Richard Ryley’s Diary

Date 1 January 1862 to 22 June 1864

The diary of a cotton weaver from Barnoldswick.


Who was Richard Ryley?

Richard Ryley was born in Barnoldswick in around 1821. He lived with his wife and child and was a cotton weaver who worked in the local mill. He kept a diary for three years starting on 1 January 1862.

Richard suffered many hardships throughout his life. When he could get work, hours were long and wages low. During the period covered in his diary, the American Civil War (1861-65) disrupted the textile industry by cutting off the main supply of raw cotton. For people like Richard, this meant unemployment, which often led to malnutrition and disease.

Richard made his last diary entry on 11 June 1864. He died later that year at the age of forty-three.

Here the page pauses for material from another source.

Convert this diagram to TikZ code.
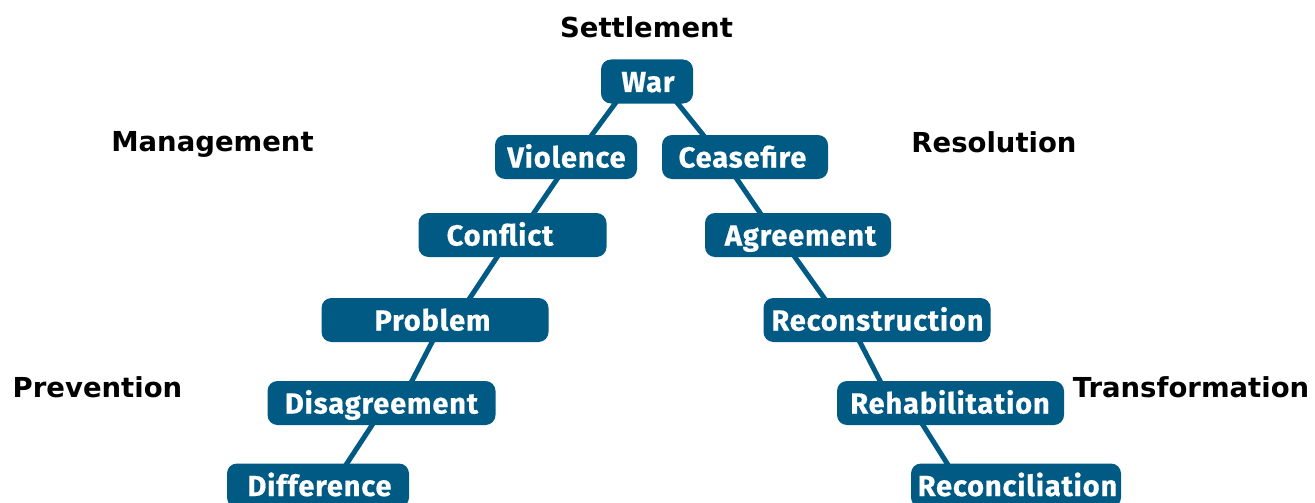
\documentclass[tikz,border=0pt]{standalone}
\usepackage{fontspec}
\setmainfont{DejaVu Sans}
\newfontfamily\boxfont{Fira Sans}[BoldFeatures={LetterSpace=3,FakeBold=0.6}]
\newfontfamily\labfont{DejaVu Sans}
\usetikzlibrary{backgrounds}
\definecolor{boxblue}{RGB}{0,90,132}
\tikzset{
  x=1pt, y=-1pt,
  box/.style={fill=boxblue, rounded corners=10pt, minimum height=44pt, inner sep=0pt, draw=none},
  boxtext/.style={text=white, anchor=base, inner sep=0pt, font=\boxfont\bfseries\fontsize{29}{30}\selectfont},
  lab/.style={text=black, anchor=base, inner sep=0pt, font=\labfont\bfseries\fontsize{27.5}{30}\selectfont},
  conn/.style={draw=boxblue, line width=5pt, shorten <=-6pt, shorten >=-6pt}
}
\begin{document}
\begin{tikzpicture}
\useasboundingbox (0,0) rectangle (1315,503);
% boxes
\node[box, minimum width=92pt] (war) at (647,81.5) {};
\node[box, minimum width=142pt] (vio) at (566,157) {};
\node[box, minimum width=166pt] (cea) at (745,157) {};
\node[box, minimum width=188pt] (con) at (512.5,235) {};
\node[box, minimum width=186pt] (agr) at (798,235) {};
\node[box, minimum width=227pt] (pro) at (435,320) {};
\node[box, minimum width=227pt] (rec) at (877,320) {};
\node[box, minimum width=228pt] (dis) at (381.5,403) {};
\node[box, minimum width=227pt] (reh) at (950.5,403) {};
\node[box, minimum width=182pt] (dif) at (318,485.5) {};
\node[box, minimum width=210pt] (rcl) at (1016,485.5) {};
% box texts
\node[boxtext] (warT) at (648,92) {War};
\node[boxtext] (vioT) at (566.5,167.5) {Violence};
\node[boxtext] (ceaT) at (742.5,167.5) {Ceasefire};
\node[boxtext] (conT) at (500,245.5) {Conflict};
\node[boxtext] (agrT) at (800.5,245.5) {Agreement};
\node[boxtext] (proT) at (432.5,330.5) {Problem};
\node[boxtext] (recT) at (877.5,330.5) {Reconstruction};
\node[boxtext] (disT) at (381.5,413.5) {Disagreement};
\node[boxtext] (rehT) at (950,413.5) {Rehabilitation};
\node[boxtext] (difT) at (319.5,496) {Difference};
\node[boxtext] (rclT) at (1017.5,496) {Reconciliation};
% connectors
\begin{pgfonlayer}{background}
\draw[conn] ([xshift=-32pt]war.south) -- ([xshift=26pt]vio.north);
\draw[conn] ([xshift=31pt]war.south) -- ([xshift=-42pt]cea.north);
\draw[conn] ([xshift=-9pt]vio.south) -- ([xshift=21.5pt]con.north);
\draw[conn] ([xshift=-15.5pt]con.south) -- ([xshift=35pt]pro.north);
\draw[conn] ([xshift=-3pt]pro.south) -- ([xshift=30.5pt]dis.north);
\draw[conn] ([xshift=-9.5pt]dis.south) -- ([xshift=29pt]dif.north);
\draw[conn] ([xshift=-8pt]cea.south) -- ([xshift=-38pt]agr.north);
\draw[conn] ([xshift=-3pt]agr.south) -- ([xshift=-53pt]rec.north);
\draw[conn] ([xshift=-17pt]rec.south) -- ([xshift=-70.5pt]reh.north);
\draw[conn] ([xshift=-27.5pt]reh.south) -- ([xshift=-69pt]rcl.north);
\end{pgfonlayer}
% labels
\node[lab] (settle) at (646.5,38) {Settlement};
\node[lab] (manage) at (212.5,151) {Management};
\node[lab] (resol) at (994,152) {Resolution};
\node[lab] (prev) at (97.5,397) {Prevention};
\node[lab] (trans) at (1191,397) {Transformation};
\end{tikzpicture}
\end{document}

Black and white photograph of the inside of a Church showing pughs

Interior of St Mary Le Ghyll's Church, Barnoldwick. Richard mentions attending Gill Church in his diary.

Line drawing of an old street with terraced mill houses and 3 working class figures

A street scene in Barnoldswick. Illustration by Ken Wilson from his book 'My Days are Swifter than a Weaver's Shuttle'.

Why is the diary so unique?

Unlike most working-class men at the time, Richard could read and write well. His diary offers a rare and unique insight into the daily struggles of the working poor. He records the amount of money given to him by the relieving officer, ill health and the anniversary of the death of his first child.

Whilst life could be difficult, his diary also pulls out other more joyful times. These include attending church services, playing music as part of a travelling set of musicians, and a family Christmas.